Thanks to the last two commenters. Geez, Obama and McCain speak from one mind on most occasions regarding foreign policy.

"May it be so"????

If it is so, may there be a people's revolution the day after.

 
At 5:22 AM, Blogger sean said...

This "restore America" stuff comes off as so myopically ahistorical. The US has never had more than an illusory moral authority. It's a country built on genocide, slavery, and bitter class conflict. It's a country that didn't legitimately give the franchise to substantial portions of the electorate until the 1960s. And as Chomsky likes to say, every President since World War II would have been hanged if the standards of the Nuremberg trials were made universal - from countless CIA-sponsored coups, military aid to right-wing dictatorships, etc., the laundry list of crimes by the American government stretches much farther back than the election of George W. Bush. Any analysis that chooses to ignore this is inherently superficial and only serves as a hollow endorsement of our pathetic excuse for an opposition party - or, shall we say, the party of Vietnam.

 
At 10:41 AM, Blogger HWST 297-2008 Spring KCC said...

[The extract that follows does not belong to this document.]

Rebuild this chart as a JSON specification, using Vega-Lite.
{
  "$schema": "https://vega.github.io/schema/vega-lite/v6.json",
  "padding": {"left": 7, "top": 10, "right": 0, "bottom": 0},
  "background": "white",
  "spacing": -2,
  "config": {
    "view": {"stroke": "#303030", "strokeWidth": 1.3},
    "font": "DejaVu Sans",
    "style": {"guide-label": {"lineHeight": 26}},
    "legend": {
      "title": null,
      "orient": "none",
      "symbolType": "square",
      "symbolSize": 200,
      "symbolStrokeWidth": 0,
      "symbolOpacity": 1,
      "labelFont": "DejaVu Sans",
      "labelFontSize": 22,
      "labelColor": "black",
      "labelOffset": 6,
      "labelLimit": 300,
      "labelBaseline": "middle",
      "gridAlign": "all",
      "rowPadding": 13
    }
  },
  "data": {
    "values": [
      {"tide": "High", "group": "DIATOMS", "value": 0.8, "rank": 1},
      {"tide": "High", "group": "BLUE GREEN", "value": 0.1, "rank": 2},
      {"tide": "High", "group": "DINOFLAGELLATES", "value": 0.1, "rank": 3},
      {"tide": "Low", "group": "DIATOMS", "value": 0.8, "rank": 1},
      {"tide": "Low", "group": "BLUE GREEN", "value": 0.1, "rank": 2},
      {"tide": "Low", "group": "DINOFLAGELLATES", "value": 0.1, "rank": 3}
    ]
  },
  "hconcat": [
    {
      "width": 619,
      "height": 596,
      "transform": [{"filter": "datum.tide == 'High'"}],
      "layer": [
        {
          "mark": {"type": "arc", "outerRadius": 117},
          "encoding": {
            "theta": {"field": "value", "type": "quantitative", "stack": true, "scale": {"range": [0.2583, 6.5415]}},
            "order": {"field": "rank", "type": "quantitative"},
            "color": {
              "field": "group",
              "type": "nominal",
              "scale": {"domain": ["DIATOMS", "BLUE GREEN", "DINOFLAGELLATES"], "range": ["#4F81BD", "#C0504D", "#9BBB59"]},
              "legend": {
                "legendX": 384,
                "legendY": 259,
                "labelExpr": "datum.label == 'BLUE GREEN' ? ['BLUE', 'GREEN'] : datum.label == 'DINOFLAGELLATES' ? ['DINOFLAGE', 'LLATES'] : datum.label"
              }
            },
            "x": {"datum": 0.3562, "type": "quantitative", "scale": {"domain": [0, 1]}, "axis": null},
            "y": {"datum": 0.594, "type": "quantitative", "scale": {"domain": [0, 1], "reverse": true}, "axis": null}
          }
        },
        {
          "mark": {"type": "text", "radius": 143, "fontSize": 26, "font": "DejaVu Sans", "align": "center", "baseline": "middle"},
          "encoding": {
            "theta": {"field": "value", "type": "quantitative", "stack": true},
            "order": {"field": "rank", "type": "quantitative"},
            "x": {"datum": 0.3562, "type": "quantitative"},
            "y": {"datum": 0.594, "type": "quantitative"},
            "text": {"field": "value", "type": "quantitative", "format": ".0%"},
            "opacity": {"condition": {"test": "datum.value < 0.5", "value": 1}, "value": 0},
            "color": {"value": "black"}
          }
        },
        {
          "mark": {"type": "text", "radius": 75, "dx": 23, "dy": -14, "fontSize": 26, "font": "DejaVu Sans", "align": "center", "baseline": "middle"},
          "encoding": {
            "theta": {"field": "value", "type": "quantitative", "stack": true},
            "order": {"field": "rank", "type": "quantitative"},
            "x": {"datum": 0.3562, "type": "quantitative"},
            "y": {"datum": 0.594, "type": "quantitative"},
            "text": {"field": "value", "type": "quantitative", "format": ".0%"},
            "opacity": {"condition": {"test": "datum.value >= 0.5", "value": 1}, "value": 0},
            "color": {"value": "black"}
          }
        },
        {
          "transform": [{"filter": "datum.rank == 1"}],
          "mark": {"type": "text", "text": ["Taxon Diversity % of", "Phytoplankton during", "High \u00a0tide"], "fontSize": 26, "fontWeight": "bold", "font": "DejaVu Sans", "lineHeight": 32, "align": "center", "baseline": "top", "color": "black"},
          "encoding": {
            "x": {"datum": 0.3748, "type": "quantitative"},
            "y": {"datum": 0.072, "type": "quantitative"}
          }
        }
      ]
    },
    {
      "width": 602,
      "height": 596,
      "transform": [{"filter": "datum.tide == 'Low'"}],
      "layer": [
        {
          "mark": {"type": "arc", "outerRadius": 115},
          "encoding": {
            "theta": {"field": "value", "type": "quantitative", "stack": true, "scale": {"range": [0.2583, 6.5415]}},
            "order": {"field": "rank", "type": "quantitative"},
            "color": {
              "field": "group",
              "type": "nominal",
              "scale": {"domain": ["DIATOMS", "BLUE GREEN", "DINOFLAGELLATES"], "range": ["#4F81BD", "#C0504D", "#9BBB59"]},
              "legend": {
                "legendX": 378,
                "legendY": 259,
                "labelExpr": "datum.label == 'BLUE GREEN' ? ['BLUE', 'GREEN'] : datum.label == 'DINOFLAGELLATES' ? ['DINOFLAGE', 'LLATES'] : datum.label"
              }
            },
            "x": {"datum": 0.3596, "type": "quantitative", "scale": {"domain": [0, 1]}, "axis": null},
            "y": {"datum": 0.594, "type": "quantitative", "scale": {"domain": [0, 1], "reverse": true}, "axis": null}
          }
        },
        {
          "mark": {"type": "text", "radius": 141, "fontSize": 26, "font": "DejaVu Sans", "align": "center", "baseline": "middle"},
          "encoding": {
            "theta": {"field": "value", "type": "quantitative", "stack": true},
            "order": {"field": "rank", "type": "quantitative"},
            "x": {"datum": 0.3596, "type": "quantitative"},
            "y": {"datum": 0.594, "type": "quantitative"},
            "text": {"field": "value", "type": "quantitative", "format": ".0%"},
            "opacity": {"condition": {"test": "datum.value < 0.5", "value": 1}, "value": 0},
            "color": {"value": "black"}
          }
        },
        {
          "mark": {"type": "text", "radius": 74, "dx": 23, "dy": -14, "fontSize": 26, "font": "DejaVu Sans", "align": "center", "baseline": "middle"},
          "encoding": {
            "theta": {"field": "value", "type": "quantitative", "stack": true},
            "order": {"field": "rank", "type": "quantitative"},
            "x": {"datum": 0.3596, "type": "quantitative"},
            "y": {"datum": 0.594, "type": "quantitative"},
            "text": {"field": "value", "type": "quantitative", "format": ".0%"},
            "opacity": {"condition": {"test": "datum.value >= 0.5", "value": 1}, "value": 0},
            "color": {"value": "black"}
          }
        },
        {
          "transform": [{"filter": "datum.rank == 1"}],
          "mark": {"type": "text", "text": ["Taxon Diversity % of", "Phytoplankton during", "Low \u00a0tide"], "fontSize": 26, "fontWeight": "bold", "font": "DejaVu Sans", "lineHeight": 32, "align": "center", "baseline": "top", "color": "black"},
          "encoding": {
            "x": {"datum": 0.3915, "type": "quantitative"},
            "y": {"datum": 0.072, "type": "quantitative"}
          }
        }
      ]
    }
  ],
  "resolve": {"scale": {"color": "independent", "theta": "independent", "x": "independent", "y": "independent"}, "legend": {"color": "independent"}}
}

http://www.nytimes.com/2008/08/13/nyregion/13detain.html?hp

Gives one a more accurate read of American government. The "people" are different from the "government". Ought not conflate the two.

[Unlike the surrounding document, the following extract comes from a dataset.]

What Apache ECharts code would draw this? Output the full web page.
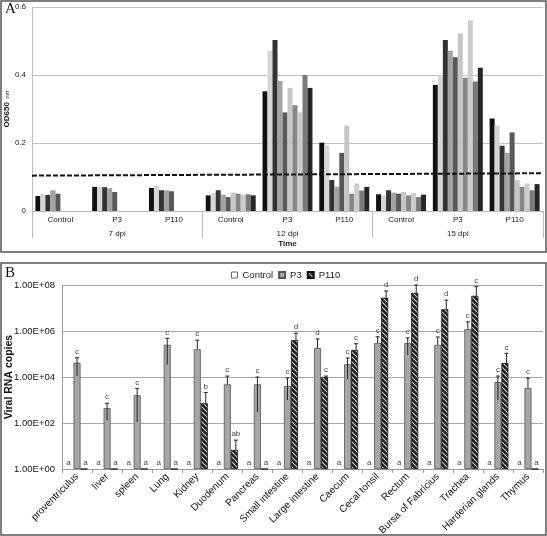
<!DOCTYPE html>
<html><head><meta charset="utf-8">
<script src="https://cdn.jsdelivr.net/npm/echarts@6/dist/echarts.min.js"></script>
<style>html,body{margin:0;padding:0;background:#fff}#c{width:547px;height:536px}</style>
</head><body><div id="c"></div>
<script>
// ---------- Panel A data (OD650, 10 birds per group) ----------
const categoriesA = ['Control','P3','P110','Control','P3','P110','Control','P3','P110'];
const timeGroups = ['7 dpi','12 dpi','15 dpi'];
const od7Control  = [0.044,0.050,0.047,0.061,0.051];
const od7P3       = [0.071,0.072,0.070,0.067,0.056];
const od7P110     = [0.068,0.074,0.061,0.061,0.058];
const od12Control = [0.046,0.053,0.061,0.048,0.041,0.054,0.051,0.048,0.049,0.046];
const od12P3      = [0.352,0.471,0.503,0.382,0.290,0.362,0.311,0.290,0.400,0.362];
const od12P110    = [0.201,0.192,0.091,0.071,0.171,0.251,0.051,0.081,0.060,0.071];
const od15Control = [0.049,0.046,0.061,0.054,0.051,0.056,0.046,0.053,0.041,0.048];
const od15P3      = [0.371,0.400,0.503,0.471,0.452,0.522,0.392,0.561,0.381,0.421];
const od15P110    = [0.272,0.251,0.192,0.171,0.231,0.091,0.071,0.081,0.061,0.079];
const cutoff = [0.104, 0.111];
const yTicksA = [0, 0.2, 0.4, 0.6];

// ---------- Panel B data (viral RNA copies) ----------
const tissues = ['proventriculus','liver','spleen','Lung','Kidney','Duodenum','Pancreas','Small intestine','Large intestine','Caecum','Cecal tonsil','Rectum','Bursa of Fabricius','Trachea','Harderian glands','Thymus'];
const copiesControl = [0,0,0,0,0,0,0,0,0,0,0,0,0,0,0,0];
const copiesP3   = [4.2e4,4.4e2,1.6e3,2.5e5,1.6e5,4.8e3,4.8e3,4.0e3,1.8e5,3.6e4,3.0e5,3.0e5,2.5e5,1.2e6,6.0e3,3.3e3];
const p3High     = [6.9e4,7.2e2,3.2e3,4.8e5,4.0e5,1.1e4,1.0e4,9.0e3,4.5e5,6.7e4,5.6e5,5.0e5,5.5e5,2.5e6,1.1e4,9.0e3];
const p3Low      = [1.1e4,1.3e2,1.1e2,3.5e4,1.6e5,4.8e3,3.0e2,1.0e3,1.8e5,8.0e3,3.0e5,9.0e4,2.5e5,1.2e6,1.0e3,3.3e3];
const copiesP110 = [0,0,0,0,7.2e2,6.7,0,4.0e5,1.0e4,1.5e5,2.8e7,4.6e7,8.8e6,3.4e7,4.0e4,0];
const p110High   = [0,0,0,0,2.1e3,18,0,8.0e5,1.1e4,2.8e5,5.5e7,1.0e8,2.2e7,8.5e7,1.07e5,0];
const lettersControl = ['a','a','a','a','a','a','a','a','a','a','a','a','a','a','a','a'];
const lettersP3   = ['c','c','c','c','c','c','c','c','d','c','c','c','c','c','c','c'];
const lettersP110 = ['a','a','a','a','b','ab','a','d','c','c','d','d','d','c','c','a'];
const yTicksB = [1e0,1e2,1e4,1e6,1e8];

// ---------- build ----------
const groupsA = [od7Control,od7P3,od7P110,od12Control,od12P3,od12P110,od15Control,od15P3,od15P110];
const birdColors = ['#111111','#d6d6d6','#333333','#a3a3a3','#595959','#c6c6c6','#868686','#cccccc','#7a7a7a','#262626'];
const seriesA = birdColors.map((col,k)=>({
  type:'bar', name:'bird'+(k+1), xAxisIndex:0, yAxisIndex:0,
  barGap:'0%', barCategoryGap:'12%',
  itemStyle:{color:col},
  data: groupsA.map(g => g[k] === undefined ? null : g[k]),
  silent:true
}));

function hatch(){
  const c=document.createElement('canvas'); c.width=5; c.height=5;
  const g=c.getContext('2d');
  g.fillStyle='#1c1c1c'; g.fillRect(0,0,5,5);
  g.strokeStyle='#cfcfcf'; g.lineWidth=1.1;
  g.beginPath();
  g.moveTo(-1,-1); g.lineTo(6,6);
  g.moveTo(-1,4); g.lineTo(2,7);
  g.moveTo(4,-1); g.lineTo(7,2);
  g.stroke();
  return c;
}
const hatchPat = {image: hatch(), repeat:'repeat'};
const floorV = v => v > 0 ? v : 1;
const BW = 7;

function errSeries(vals, low, high, letters, off){
  return {
    type:'custom', xAxisIndex:3, yAxisIndex:1, silent:true, z:5,
    data: vals.map((v,i)=>[i, floorV(v), floorV(low ? low[i] : v), floorV(high ? high[i] : v)]),
    renderItem:(params, api)=>{
      const i = api.value(0), v = api.value(1), lo = api.value(2), hi = api.value(3);
      const p = api.coord([i, v]);
      const x = p[0] + off;
      const ch = [];
      let ty;
      if (v > 1) {
        const pl = api.coord([i, lo]), ph = api.coord([i, hi]);
        ch.push({type:'line', shape:{x1:x,y1:pl[1],x2:x,y2:ph[1]}, style:{stroke:'#222',lineWidth:1}});
        ch.push({type:'line', shape:{x1:x-2,y1:ph[1],x2:x+2,y2:ph[1]}, style:{stroke:'#222',lineWidth:1}});
        ty = ph[1] - 2;
      } else {
        ty = p[1] - 2;
      }
      ch.push({type:'text', style:{text:letters[i], x:x, y:ty, align:'center', verticalAlign:'bottom',
        fontSize:8, fontFamily:'Liberation Sans, Arial', fill:'#444'}});
      return {type:'group', children:ch};
    }
  };
}

const option = {
  animation:false,
  textStyle:{fontFamily:'Liberation Sans, Arial'},
  graphic:[
    {type:'rect', shape:{x:1,y:1,width:545,height:251}, style:{fill:'none',stroke:'#555',lineWidth:1.5}, z:-1},
    {type:'rect', shape:{x:1,y:263,width:545,height:272}, style:{fill:'none',stroke:'#555',lineWidth:1.5}, z:-1},
    {type:'text', left:5, top:2, style:{text:'A', font:'15px "Liberation Serif", "DejaVu Serif", serif', fill:'#111'}},
    {type:'text', left:5, top:266, style:{text:'B', font:'15px "Liberation Serif", "DejaVu Serif", serif', fill:'#111'}}
  ],
  legend:{
    data:[
      {name:'Control', itemStyle:{color:'#fff', borderColor:'#666', borderWidth:1}},
      {name:'P3'}, {name:'P110'}
    ],
    icon:'rect',
    left:226, top:265, itemWidth:6, itemHeight:6, itemGap:5,
    textStyle:{fontSize:9.5, color:'#222', fontFamily:'Liberation Sans, Arial'}
  },
  grid:[
    {left:32, right:4, top:7, bottom:325, outerBoundsMode:'none', containLabel:false},
    {left:62, right:4, top:285, bottom:67, outerBoundsMode:'none', containLabel:false}
  ],
  xAxis:[
    {type:'category', gridIndex:0, data:categoriesA,
     axisLine:{lineStyle:{color:'#bdbdbd'}}, axisTick:{show:false},
     axisLabel:{fontSize:8, color:'#222', margin:5, interval:0}},
    {type:'category', gridIndex:0, data:timeGroups, position:'bottom',
     axisLine:{show:false}, axisTick:{show:true, length:27, lineStyle:{color:'#bdbdbd'}},
     axisLabel:{fontSize:8, color:'#222', margin:19},
     name:'Time', nameLocation:'middle', nameGap:29, nameMoveOverlap:false,
     nameTextStyle:{fontSize:8, fontWeight:'bold', color:'#222'}},
    {type:'value', gridIndex:0, min:0, max:1, show:false},
    {type:'category', gridIndex:1, data:tissues,
     axisLine:{lineStyle:{color:'#9a9a9a'}},
     axisTick:{show:true, length:4, interval:0, lineStyle:{color:'#9a9a9a'}},
     axisLabel:{rotate:45, interval:0, fontSize:10, color:'#111', margin:6}}
  ],
  yAxis:[
    {type:'value', gridIndex:0, min:yTicksA[0], max:yTicksA[yTicksA.length-1], interval:0.2,
     axisLine:{show:true, lineStyle:{color:'#bdbdbd'}}, axisTick:{show:false},
     splitLine:{lineStyle:{color:'#c4c4c4'}},
     axisLabel:{fontSize:8, color:'#222', margin:6, formatter:v=> v===0 ? '0' : v.toFixed(1)},
     name:'{a|OD650} {b|nm}', nameLocation:'middle', nameGap:19, nameRotate:90, nameMoveOverlap:false,
     nameTextStyle:{rich:{a:{fontSize:8, fontWeight:'bold', color:'#222'}, b:{fontSize:6, color:'#222'}}}},
    {type:'log', logBase:100, gridIndex:1, min:yTicksB[0], max:yTicksB[yTicksB.length-1],
     axisLine:{show:true, lineStyle:{color:'#9a9a9a'}}, axisTick:{show:false},
     splitLine:{lineStyle:{color:'#a8a8a8'}},
     axisLabel:{fontSize:9.5, color:'#111', margin:7,
       formatter:v=>{const e=Math.round(Math.log10(v)); return '1.00E+'+String(e).padStart(2,'0');}},
     name:'Viral RNA copies', nameLocation:'middle', nameGap:47, nameRotate:90, nameMoveOverlap:false,
     nameTextStyle:{fontSize:10.5, fontWeight:'bold', color:'#111'}}
  ],
  series:[
    ...seriesA,
    {type:'line', xAxisIndex:2, yAxisIndex:0, data:[[0,cutoff[0]],[1,cutoff[1]]], symbol:'none', silent:true, z:6,
     lineStyle:{color:'#111', width:2, type:[5,2]}},
    {type:'bar', name:'Control', xAxisIndex:3, yAxisIndex:1, barWidth:BW, barGap:'0%',
     itemStyle:{color:'#fff', borderWidth:0}, data:copiesControl.map(floorV), silent:true},
    {type:'bar', name:'P3', xAxisIndex:3, yAxisIndex:1, barWidth:BW, barGap:'0%',
     itemStyle:{color:'#a6a6a6', borderColor:'#555', borderWidth:0.8}, data:copiesP3.map(floorV), silent:true},
    {type:'bar', name:'P110', xAxisIndex:3, yAxisIndex:1, barWidth:BW, barGap:'0%',
     itemStyle:{color:hatchPat, borderColor:'#111', borderWidth:0.8}, data:copiesP110.map(floorV), silent:true},
    errSeries(copiesControl, null, null, lettersControl, -BW-1.5),
    errSeries(copiesP3, p3Low, p3High, lettersP3, 0),
    errSeries(copiesP110, null, p110High, lettersP110, BW+1.5)
  ]
};
const chart = echarts.init(document.getElementById('c'), null, {renderer:'canvas'});
chart.setOption(option);
</script></body></html>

Prediction: The Courts [one wing of the gov't] will bail out the killers [another wing of the gov't].

 
At 2:17 PM, Blogger Walking Wounded said...

Thanks to Cole and guests for expanding the discussion of Suskind's thesis. It's more than just setting the record straight. The 'US century' has been squandered by its strongest advocates, in less than a single presidency.

Yankee exceptionalism might just be a rebel yell? J. Edgar spearheaded the Palmer Raids? Good reading.

This decades zeitgeist has certainly favored images of war and armed confrontation. Echos of the 60's. In 2000, GWB's campain proxy Condi was claiming to have the hands-off key to accommodation with Islamo-natonalism, accusing Gore of being 'obsessed' with bin Laden. Who could have imagined...

In 2004, the voting minority of independents held nose and split for Team Cheney. While Kerry saluted the camera and proclaimed he would pursue the war more intelligently. His logic proposed a NATO-esque effort of the sort that is floundering in Afghanistan. Where Obama now says he would redouble efforts, expand the force and consider Pakistan war ops against trans-border tribes.

Perhaps American exceptionalism isn't so exceptional. Except that we have been blessed with the oil and credit-enabled leisure to have this discussion. I'm sharing and participating with others around the world. A seat at Prof Coles table is a 15kb kind of an Oprah-Warhol moment, no?

Talk is not nothing, and nothing is better than war. Exchanging ideas sure beat my nephews patrolling the frontiers of the empire on mil-spec ups and Prozac.

There's more stormcloud on the horizon. Some personal hope and vision for next year might prove more useful than calls for impeachment last year.

 
At 5:59 AM, Blogger Sharon said...

American humility has to accompany moral strength. Let people see via the media (which is now pablum) what we have done and what we have become. I truly believe there are many who believe in the ideals of America. Like MLK said, "I don't believe in the America that was, or is, but the American that can be."

We don't have to be anything but a country pursuing a "more perfect union". But that won't come without light shed on our past, and that dark history communicated factually to the American people.

And I agree. That manifest destiny stuff reeks of Aryan empirism.